Grafite no museu: dupla Osgemeos expõe sua street art na capital americana
Após conquistar o público e a crítica com murais espalhados pelo mundo, Osgemeos, expoentes brasileiros da Street Art, exibem suas obras no renomado Smithsonian Museum, nos EUA
Por Felipe Machado
Os irmãos Gustavo e Otávio Pandolfo nasceram e cresceram no bairro paulistano do Cambuci. A região predominantemente residencial, de classe média, sem arranha-céus e com muitos sobrados e galpões abandonados, foi o ambiente perfeito para o passatempo da dupla de gêmeos: colorir os muros com sprays de tinta. O desenho, no entanto, não foi a primeira incursão dos adolescentes pelo mundo artístico. É possível dizer que aprenderam aquela linguagem por acaso — o estímulo inicial era o amor ao hip-hop e ao break, dança em que os dois arriscavam passos coreografados nas festas diante da turma de amigos. O gosto pelo estilo os levou a se apaixonar por Beat Street e Breaking, filmes de 1984 que retratavam a cena emergente de Nova York. Os gêmeos do Cambuci viram que a tribo da qual sonhavam participar tinha um correspondente visual: o grafite. Desde então, Osgemeos se tornaram um dos expoentes da chamada Street Art, que nasceu no final dos anos 1970 nas periferias de metrópoles norte-americanas como Nova York e Chicago.
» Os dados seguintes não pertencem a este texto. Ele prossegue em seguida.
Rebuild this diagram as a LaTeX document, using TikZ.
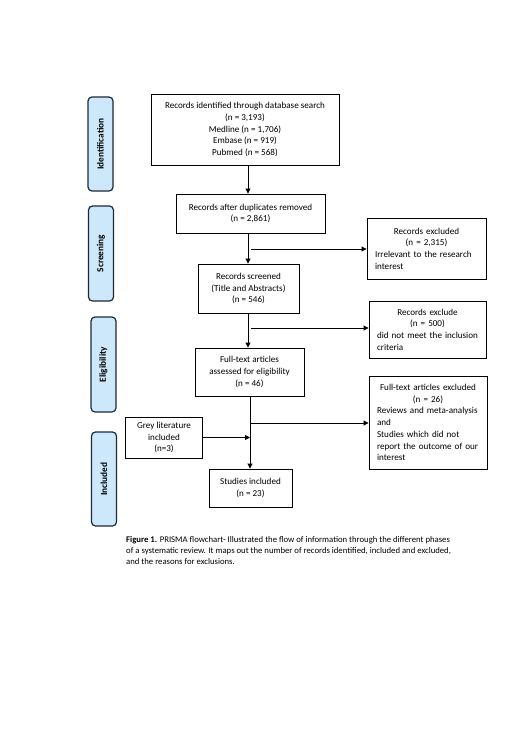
\documentclass[tikz,border=0pt]{standalone}
\usepackage{fontspec}
\setmainfont{Carlito}
\usetikzlibrary{arrows.meta}
\definecolor{phasefill}{RGB}{204,232,250}
\definecolor{phaseline}{RGB}{30,40,52}
\newcommand{\cl}[1]{\makebox[\hsize][c]{#1}}
\begin{document}
\begin{tikzpicture}[x=1pt,y=-1pt,
  box/.style={draw=black, line width=0.9pt, inner sep=0pt, align=center,
    font=\fontsize{9.1}{11.7}\selectfont},
  exbox/.style={draw=black, line width=0.9pt, inner sep=0pt, align=left,
    font=\fontsize{9.1}{11.7}\selectfont},
  phase/.style={draw=phaseline, fill=phasefill, line width=1.2pt, rounded corners=4pt,
    rotate=90, inner sep=0pt, minimum height=25pt,
    font=\fontsize{9.3}{11.7}\selectfont\bfseries},
  arr/.style={line width=0.9pt, -{Triangle[length=5pt,width=5pt]}},
  ln/.style={line width=0.9pt}
]
\useasboundingbox (0,0) rectangle (520,736);
% phase labels
\node[phase, minimum width=94pt] (pid) at (100.5,144) {Identification};
\node[phase, minimum width=95pt] (psc) at (101,253.5) {Screening};
\node[phase, minimum width=95pt] (pel) at (103.5,364.5) {Eligibility};
\node[phase, minimum width=94pt] (pin) at (104,479) {Included};
% main boxes
\node[box, minimum width=188pt, minimum height=71pt] (b1) at (245,129.5)
  {Records identified through database search\\(n = 3,193)\\Medline (n = 1,706)\\Embase (n = 919)\\Pubmed (n = 568)};
\node[box, minimum width=149pt, minimum height=39pt] (b2) at (250.5,213.5)
  {Records after duplicates removed\\(n = 2,861)};
\node[box, minimum width=101pt, minimum height=49pt] (b3) at (248.5,288.5)
  {Records screened\\(Title and Abstracts)\\(n = 546)};
\node[box, minimum width=109pt, minimum height=48pt] (b4) at (249.5,372)
  {Full-text articles\\assessed for eligibility\\(n = 46)};
\node[box, minimum width=83pt, minimum height=38pt] (b5) at (250.5,488)
  {Studies included\\(n = 23)};
\node[box, minimum width=77pt, minimum height=41pt] (grey) at (164,437.5)
  {Grey literature\\included\\(n=3)};
% exclusion boxes
\node[exbox, minimum width=119pt, minimum height=61pt, text width=103pt] (e1) at (426.5,248.5)
  {\cl{Records excluded}\\\cl{(n = 2,315)}\\\mbox{Irrelevant to the research}\\\mbox{interest}};
\node[exbox, minimum width=117pt, minimum height=57pt, text width=101pt] (e2) at (427.5,329.5)
  {\cl{Records exclude}\\\cl{(n = 500)}\\\mbox{did not meet the inclusion}\\\mbox{criteria}};
\node[exbox, minimum width=118pt, minimum height=93pt, text width=102pt] (e3) at (428,422.5)
  {\cl{Full-text articles excluded}\\\cl{(n = 26)}\\\mbox{Reviews and meta-analysis}\\\mbox{and}\\\mbox{Studies which did not}\\\mbox{report the outcome of our}\\\mbox{interest}};
% spine coordinates
\coordinate (s1) at (248,0);
\coordinate (s2) at (250,0);
\coordinate (k1) at (251,249);
\coordinate (k2) at (251,328);
\coordinate (k3) at (251,423);
% connectors
\draw[arr] (b1.south -| s1) -- (b2.north -| s1);
\draw[arr] (b2.south -| s1) -- (b3.north -| s1);
\draw[arr] (k1) -- (e1.west |- k1);
\draw[arr] (b3.south -| s1) -- (b4.north -| s1);
\draw[arr] (k2) -- (e2.west |- k2);
\draw[arr] (b4.south -| s2) -- (b5.north -| s2);
\draw[arr] (k3) -- (e3.west |- k3);
\draw[arr] (grey.east) -- (grey.east -| s2);
% caption
\node[anchor=north west, inner sep=0pt, align=left, font=\fontsize{8.7}{11}\selectfont] (cap) at (126,536.5)
  {\textbf{Figure 1.} PRISMA flowchart- Illustrated the flow of information through the different phases\\
   of a systematic review. It maps out the number of records identified, included and excluded,\\
   and the reasons for exclusions.};
\end{tikzpicture}
\end{document}
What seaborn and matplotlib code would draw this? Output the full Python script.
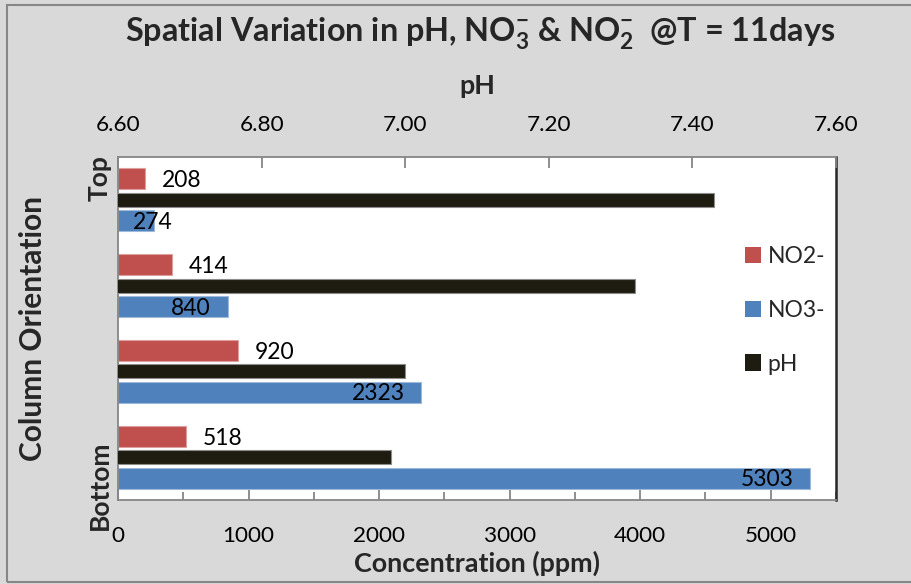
import matplotlib
matplotlib.use("Agg")
import matplotlib.pyplot as plt
import matplotlib.colors as mcolors
import numpy as np
import pandas as pd
import seaborn as sns
from matplotlib.patches import Rectangle, Patch
from matplotlib.ticker import FixedLocator, MultipleLocator

# ---- data -------------------------------------------------------------
positions = ["Top", "Upper middle", "Lower middle", "Bottom"]
position_labels = ["Top", "", "", "Bottom"]
no2_ppm = [208, 414, 920, 518]
no3_ppm = [274, 840, 2323, 5303]
ph_values = [7.43, 7.32, 7.00, 6.98]
series_names = ["NO2-", "NO3-", "pH"]
conc_ticks = [0, 1000, 2000, 3000, 4000, 5000]
ph_ticks = [6.60, 6.80, 7.00, 7.20, 7.40, 7.60]

# ---- style ------------------------------------------------------------
sns.set_theme(style="white")
plt.rcParams["font.family"] = ["Lato", "DejaVu Sans"]
plt.rcParams["mathtext.fontset"] = "custom"
plt.rcParams["mathtext.rm"] = "Lato"
plt.rcParams["mathtext.it"] = "Lato:italic"
plt.rcParams["mathtext.bf"] = "Lato:bold"

RED = "#C0504D"
BLUE = "#4F81BD"
DARK = "#1E1B11"
BG = "#D9D9D9"
AXIS_GREY = "#868686"
TICK_FS = 16.2
VALUE_FS = 16.5
LABEL_FS = 19.4

conc = pd.DataFrame({
    "position": positions * 2,
    "series": ["NO2-"] * len(positions) + ["NO3-"] * len(positions),
    "ppm": no2_ppm + no3_ppm,
})
ph_df = pd.DataFrame({"position": positions, "pH": ph_values})

W, H = 912, 584
fig = plt.figure(figsize=(W / 100, H / 100), dpi=100, facecolor=BG)
ax = fig.add_axes([118 / W, 1 - 500 / H, 718 / W, 343 / H])
ax.set_facecolor("white")

# concentration bars; the middle hue slot stays empty for the pH bar
sns.barplot(data=conc, y="position", x="ppm", hue="series", order=positions,
            hue_order=["NO2-", "pH", "NO3-"],
            palette={"NO2-": RED, "pH": DARK, "NO3-": BLUE},
            orient="h", width=0.735, errorbar=None, saturation=1,
            legend=False, ax=ax)
for p in ax.patches:
    fc = np.array(mcolors.to_rgb(p.get_facecolor()))
    p.set_edgecolor(fc + (1 - fc) * 0.45)
    p.set_linewidth(0.8)

ax.set_xlim(0, 5500)
ax.xaxis.set_major_locator(FixedLocator(conc_ticks))
ax.xaxis.set_minor_locator(MultipleLocator(500))
ax.tick_params(axis="x", which="both", bottom=True, top=False, direction="in",
               color=AXIS_GREY, width=1.3, labelsize=TICK_FS, pad=19,
               labelcolor="black")
ax.tick_params(axis="x", which="major", length=8)
ax.tick_params(axis="x", which="minor", length=6)
ax.set_yticks([])
ax.set_ylim(3.5, -0.5)

# value labels
for i, v in enumerate(no2_ppm):
    ax.annotate(f"{v}", xy=(v, i - 0.245), xytext=(12, -1.5),
                textcoords="offset points", ha="left", va="center",
                fontsize=VALUE_FS, color="black")
for i, v in enumerate(no3_ppm):
    if v < 600:
        ax.annotate(f"{v}", xy=(0, i + 0.245), xytext=(11, -1),
                    textcoords="offset points", ha="left", va="center",
                    fontsize=VALUE_FS, color="black")
    else:
        ax.annotate(f"{v}", xy=(v, i + 0.245), xytext=(-12, -1),
                    textcoords="offset points", ha="right", va="center",
                    fontsize=VALUE_FS, color="black")

# pH on the secondary (top) axis
ax2 = ax.twiny()
sns.barplot(data=ph_df, y="position", x="pH", order=positions, color=DARK,
            saturation=1, orient="h", width=0.163, errorbar=None,
            edgecolor="#8C8C8C", linewidth=0.8, ax=ax2)
ax2.set_xlim(6.6, 7.6)
ax2.set_ylim(3.5, -0.5)
ax2.set_xticks(ph_ticks, labels=[f"{t:.2f}" for t in ph_ticks])
ax2.tick_params(axis="x", which="major", top=True, bottom=False,
                direction="in", length=8, width=1.3, color=AXIS_GREY,
                labelsize=TICK_FS, pad=15.5, labelcolor="black")

# frame
for name, sp in ax.spines.items():
    sp.set_visible(True)
    sp.set_color(AXIS_GREY)
    sp.set_linewidth(1.3)
ax.spines["right"].set_color("#262626")
ax.spines["right"].set_linewidth(1.8)
for sp in ax2.spines.values():
    sp.set_visible(False)

# axis titles
ax2.set_xlabel("pH", fontsize=LABEL_FS, fontweight="bold", va="center")
ax2.xaxis.set_label_coords(0.5, (500 - 86) / 343)
ax.set_xlabel("Concentration (ppm)", fontsize=LABEL_FS, fontweight="bold",
              va="center")
ax.xaxis.set_label_coords(0.5, (500 - 563) / 343)
ax.set_ylabel("Column Orientation", fontsize=21.5, fontweight="bold",
              va="center")
ax.yaxis.set_label_coords((33 - 118) / 718, 0.5)

# end labels of the category axis
for lab, yy in zip(["Top", "Bottom"], [-0.25, 3.33]):
    ax.text((100 - 118) / 718, yy, lab, transform=ax.get_yaxis_transform(),
            rotation=90, ha="center", va="center", fontsize=19,
            fontweight="bold")

# legend
handles = [Patch(facecolor=c, edgecolor="none") for c in (RED, BLUE, DARK)]
fig.legend(handles, series_names, loc="upper left",
           bbox_to_anchor=(745 / W, 1 - 246 / H), frameon=False,
           fontsize=16.5, handlelength=0.7, handleheight=0.7,
           handletextpad=0.28, labelspacing=1.43, borderpad=0,
           borderaxespad=0)

# title
fig.text(480 / W, 1 - 34 / H,
         r"Spatial Variation in pH, NO$_\mathbf{3}^\mathbf{-}$ & "
         r"NO$_\mathbf{2}^\mathbf{-}$  @T = 11days",
         ha="center", va="center", fontsize=23.3, fontweight="bold")

# chart-area border
fig.patches.append(Rectangle((7 / W, 2 / H), 1.0, 1 - 7 / H,
                             transform=fig.transFigure, fill=False,
                             edgecolor="#878787", linewidth=1.5))

fig.savefig("out.png", dpi=100, facecolor=BG)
Embora tenha surgido nas ruas, a Street Art ganhou o reconhecimento da crítica e teve o seu mérito artístico reconhecido. Artistas como Keith Haring, Jean Michel-Basquiat e, mais tarde, Banksy, viraram referência para o mundo das artes por obras que dialogam tanto com as áreas externas quanto com ambientes fechados dos museus.
Depois de fazerem sucesso com murais e painéis espalhados pelo mundo, Osgemeos chegam ao apogeu: o Instituto Smithsonian, uma das organizações culturais mais importantes do mundo. Endless Story (História sem fim) é a primeira exposição dos brasileiros em um museu nos EUA. A mostra ocupará um andar inteiro e também os jardins do Hirshhorn Museum, uma das alas do Smithsonian na capital Washington, D.C.
Mundo de Tritrez
Não será a única mostra da dupla em solo americano: estarão em cartaz também com Cultivating Dreams (Cultivando Sonhos) na galeria Lehmann Maupin, em Nova York, até 16 de agosto. Ali exibirão 13 novas pinturas e uma instalação imersiva que conduzirá o público em uma visita virtual ao “mundo de Tritrez”, como batizaram o universo urbano habitado pelas figuras amarelas que se tornaram sua marca registrada.
Apesar de terem vindo do grafite e da arte de rua, os curadores viram o trabalho de Osgemeos de maneira mais formal, como escultores, pintores e contadores de histórias. “Eles têm o talento para ocupar tanto as ruas quanto a galeria”, afirmou o curador David Maupin ao jornal The New York Times. “Não consigo pensar em muitos artistas que conseguiram ocupar ambos os mundos.”
Osgemeos não são os únicos brasileiros a se destacaram mundialmente no grafite. Eduardo Kobra, que também possui obras espalhadas por todo o mundo, de Abu Dhabi a Tóquio, acaba de inaugurar um enorme mural na cidade de Saint-Ouen, nos arredores de Paris, base do Comitê Olímpico do Brasil durante a Olimpíada que terá início no final de julho.
O trabalho de Kobra ainda não foi parar no museu, mas a influência de um dos maiores pintores franceses já pode ser vista em seu trabalho: o mural ‘A Voz da Liberdade’, que traz a inscrição Somos Nossos Próprios Heróis, foi inspirado no famoso quadro A Liberdade Guiando o Povo — a criação de Eugène Delacroix, datada de 1830, é uma das maiores atrações do Museu do Louvre.
Keith Haring, o pioneiro
Pioneiro no grafite, o nova-iorquino Keith Haring revolucionou a arte de rua e trouxe credibilidade ao movimento. Ao lado de Jean-Michel Basquiat, pupilo de Andy Warhol, ele ajudou a transformar o grafite em uma escola artística reconhecida e respeitada. Surgido na vibrante cena de Nova York do início dos anos 1980, Haring criou imagens icônicas que logo foram parar nas estampas de camisetas e produtos.
Ao abordar temas sociais e políticos, como a conscientização sobre a AIDS e os direitos LGBTQIA+, usou sua popularidade para levar esses assuntos, ainda marginais na época, para as manchetes. Suas obras, vistas em estações de metrô e prédios abandonados, tiveram impacto na sociedade e hoje são exibidas em museus e galerias — onde são avaliadas em altos valores.